Cette réserve contient environ 90 tonnes de combustible, disponibles en cas de rupture d’approvisionnement commercial. Elle incarne une solution multilatérale permettant aux pays signataires du TNP d’alimenter leurs réacteurs sans infrastructure nationale d’enrichissement.

Le cycle du combustible est de plus en plus transnational: l’uranium extrait au Kazakhstan (représentant 40% de la production mondiale) est parfois enrichi en Russie ou en Chine, transformé ailleurs en combustible, puis exporté à nouveau.

Ce modèle permet à un État de maintenir un programme civil sans avoir à enrichir lui-même, à condition que les chaînes logistiques internationales restent fluides.

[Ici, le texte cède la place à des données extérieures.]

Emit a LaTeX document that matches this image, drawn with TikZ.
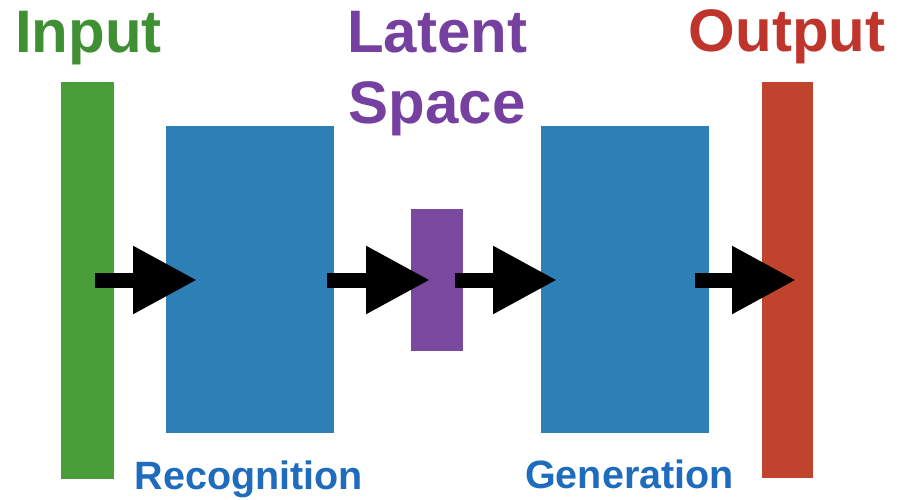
\documentclass[tikz,border=0pt]{standalone}
\usepackage{fontspec}
\setmainfont{Liberation Sans}
\usetikzlibrary{arrows.meta}
\definecolor{cgreen}{HTML}{4A9E3A}
\definecolor{tgreen}{HTML}{3F8F33}
\definecolor{cblue}{HTML}{2E7FB5}
\definecolor{tblue}{HTML}{1F6CBF}
\definecolor{cpurple}{HTML}{7B4AA0}
\definecolor{tpurple}{HTML}{7540A0}
\definecolor{cred}{HTML}{C0432E}
\definecolor{tred}{HTML}{C0352B}
\tikzset{
  block/.style={draw=none, inner sep=0pt, outer sep=0pt, anchor=north west},
  bigtext/.style={font=\bfseries\fontsize{60}{71}\selectfont, inner sep=0pt, anchor=base, align=center},
  smalltext/.style={font=\bfseries\fontsize{39.5}{40}\selectfont, inner sep=0pt, anchor=base, text=tblue},
  arr/.style={line width=15pt, black, -{Triangle[length=64pt,width=64pt]}}
}
\begin{document}
\begin{tikzpicture}[x=1pt,y=-1pt]
\useasboundingbox (0,0) rectangle (905,500);
% blocks
\node[block, fill=cgreen, minimum width=53pt, minimum height=397pt] (in) at (61,82) {};
\node[block, fill=cblue, minimum width=168pt, minimum height=307pt] (rec) at (166,126) {};
\node[block, fill=cpurple, minimum width=52pt, minimum height=142pt] (lat) at (411,209) {};
\node[block, fill=cblue, minimum width=168pt, minimum height=307pt] (gen) at (541,126) {};
\node[block, fill=cred, minimum width=51pt, minimum height=396pt] (out) at (762,82) {};
% labels
\node[bigtext, text=tgreen] (tin) at (88.5,53) {Input};
\node[bigtext, text=tpurple] (tlat) at (437,124) {Latent\\Space};
\node[bigtext, text=tred] (tout) at (787,52) {Output};
\node[smalltext] (trec) at (249,489) {Recognition};
\node[smalltext] (tgen) at (629.5,488) {Generation};
% arrow end points
\coordinate (a1s) at (95,280);
\coordinate (a1e) at (197,280);
\coordinate (a2s) at (327,280);
\coordinate (a2e) at (430,280);
\coordinate (a3s) at (455,280);
\coordinate (a3e) at (557,280);
\coordinate (a4s) at (695,280);
\coordinate (a4e) at (796,280);
\draw[arr] (a1s) -- (a1e);
\draw[arr] (a2s) -- (a2e);
\draw[arr] (a3s) -- (a3e);
\draw[arr] (a4s) -- (a4e);
\end{tikzpicture}
\end{document}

L’Iran, entre droit et défiance

Le cas iranien illustre les tensions autour de l’enrichissement. Téhéran affirme exercer son droit au nucléaire civil, mais enrichit à des niveaux qui franchissent la ligne rouge.

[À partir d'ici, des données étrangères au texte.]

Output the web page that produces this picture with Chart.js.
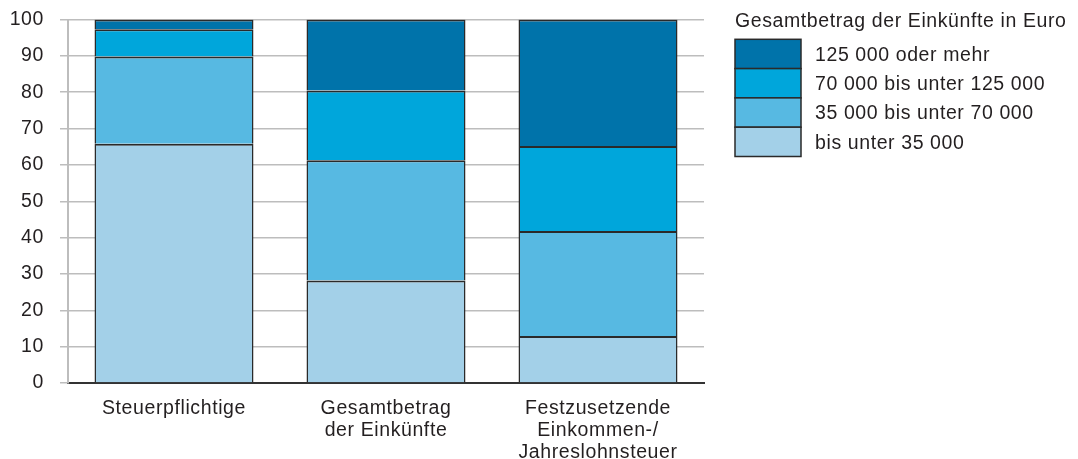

Selon l’AIEA, les installations de Natanz et Fordo produisent de l’uranium enrichi jusqu’à 60%, ce qui représente une progression technique significative vers les 90%.

Contrairement aux autres puissances nucléaires civiles, l’Iran limite l’accès de ses installations aux inspecteurs internationaux tout en opérant à des taux élevés. Cette opacité alimente la méfiance et affaiblit la distinction entre usage pacifique et programme dissimulé. Le SIPRI alerte: si le TNP devient un outil à géométrie variable, sa légitimité s’érode. Le Hudson Institute rappelle qu’en l’absence de contrôle strict, la tentation militaire peut l’emporter.

Dans un monde polarisé, où la technologie nucléaire reste à la fois promesse énergétique et menace existentielle, la frontière entre civil et militaire n’a jamais été aussi ténue. Le défi des prochaines décennies ne sera pas de savoir qui enrichit, mais comment – et sous quel contrôle. Car si l’atome civil nourrit des nations, il peut aussi, s’il échappe au regard, les faire vaciller.